— begin Entries shown —
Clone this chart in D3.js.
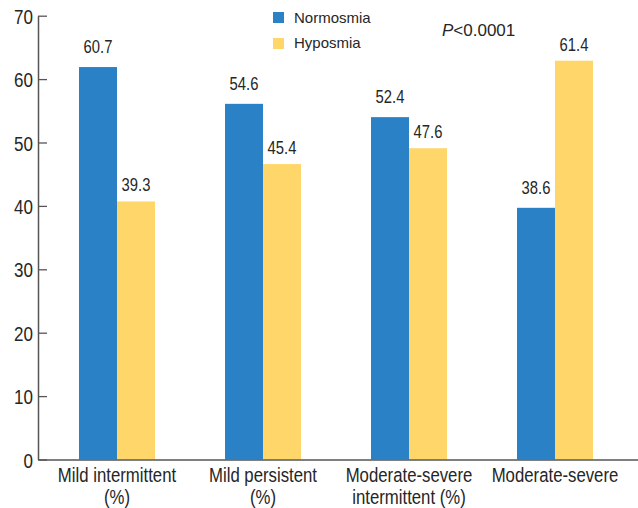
<!DOCTYPE html>
<html><head><meta charset="utf-8">
<script src="https://cdn.jsdelivr.net/npm/d3@7"></script>
<style>html,body{margin:0;padding:0;background:#fff;}</style>
</head><body>
<svg id="c" width="638" height="508"></svg>
<script>
const categories = [["Mild intermittent","(%)"],["Mild persistent","(%)"],["Moderate-severe","intermittent (%)"],["Moderate-severe"]];
const seriesNames = ["Normosmia","Hyposmia"];
// bar heights as drawn in the picture
const normosmiaBars = [61.9, 56.1, 54.0, 39.7];
const hyposmiaBars = [40.7, 46.6, 49.1, 62.9];
// printed value labels
const normosmiaLabels = ["60.7","54.6","52.4","38.6"];
const hyposmiaLabels = ["39.3","45.4","47.6","61.4"];
const yTicks = [0,10,20,30,40,50,60,70];
const colors = ["#2a81c6","#fed66a"];

const svg = d3.select("#c");
const font = "'Liberation Sans', Arial, Helvetica, sans-serif";
const axisColor = "#555";
const textColor = "#262626";

const y = d3.scaleLinear().domain([0,70]).range([459.5,15.7]);
const x0 = d3.scaleBand().domain(d3.range(categories.length)).range([44,628]).paddingInner(70/146).paddingOuter(35/146);
const x1 = d3.scaleBand().domain([0,1]).range([0,x0.bandwidth()]);

const series = [normosmiaBars, hyposmiaBars];
const labels = [normosmiaLabels, hyposmiaLabels];
const labelGap = [14, 10];

// bars
series.forEach((vals, s) => {
  svg.append("g").selectAll("rect").data(vals).join("rect")
    .attr("x", (d,i) => x0(i) + x1(s))
    .attr("width", x1.bandwidth())
    .attr("y", d => y(d))
    .attr("height", d => y(0) - y(d))
    .attr("fill", colors[s]);
  svg.append("g").selectAll("text").data(vals).join("text")
    .attr("transform", (d,i) => `translate(${x0(i) + x1(s) + x1.bandwidth()/2},${y(d) - labelGap[s]}) scale(0.8,1)`)
    .attr("text-anchor","middle")
    .attr("font-family", font).attr("font-size", 18.5)
    .attr("fill", textColor)
    .text((d,i) => labels[s][i]);
});

// y axis
const yAxis = d3.axisLeft(y).tickValues(yTicks).tickSizeInner(-9).tickSizeOuter(0).tickPadding(6);
const gy = svg.append("g").attr("transform","translate(38,0)").call(yAxis);
gy.select(".domain").attr("stroke", axisColor).attr("stroke-width",1.5);
gy.selectAll(".tick line").attr("stroke", axisColor).attr("stroke-width",1.3);
gy.selectAll(".tick text")
  .attr("x", null).attr("dy", null)
  .attr("transform","translate(-5,7.5) scale(0.81,1)")
  .attr("font-family", font).attr("font-size", 21).attr("fill", textColor);

// x axis line
const xAxis = d3.axisBottom(d3.scaleLinear().domain([0,1]).range([38,638])).tickValues([]).tickSizeOuter(0);
const gx = svg.append("g").attr("transform",`translate(0,${y(0)})`).call(xAxis);
gx.select(".domain").attr("stroke", axisColor).attr("stroke-width",1.5);

// category labels
categories.forEach((lines, i) => {
  lines.forEach((ln, j) => {
    svg.append("text")
      .attr("transform", `translate(${x0(i) + x0.bandwidth()/2},${482 + j*22}) scale(0.86,1)`)
      .attr("text-anchor","middle")
      .attr("font-family", font).attr("font-size", 19.5).attr("fill", textColor)
      .text(ln);
  });
});

// legend
seriesNames.forEach((n, s) => {
  svg.append("rect").attr("x",273).attr("y",12 + s*26).attr("width",11).attr("height",11).attr("fill",colors[s]);
  svg.append("text").attr("x",294).attr("y",22.5 + s*25.5)
    .attr("font-family", font).attr("font-size",15).attr("fill", textColor).text(n);
});

// p value
const p = svg.append("text").attr("x",442).attr("y",36)
  .attr("font-family", font).attr("font-size",17).attr("fill", textColor);
p.append("tspan").attr("font-style","italic").text("P");
p.append("tspan").text("<0.0001");
</script>
</body></html>
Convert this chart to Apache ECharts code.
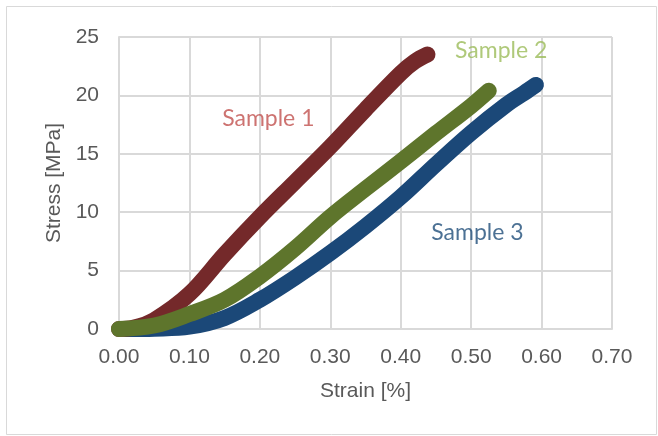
— end Entries shown —
=== Work to complete ===
Find every line in the records that contains the word "chart"; copy those lines.

=== Expected answer ===
Clone this chart in D3.js.
Convert this chart to Apache ECharts code.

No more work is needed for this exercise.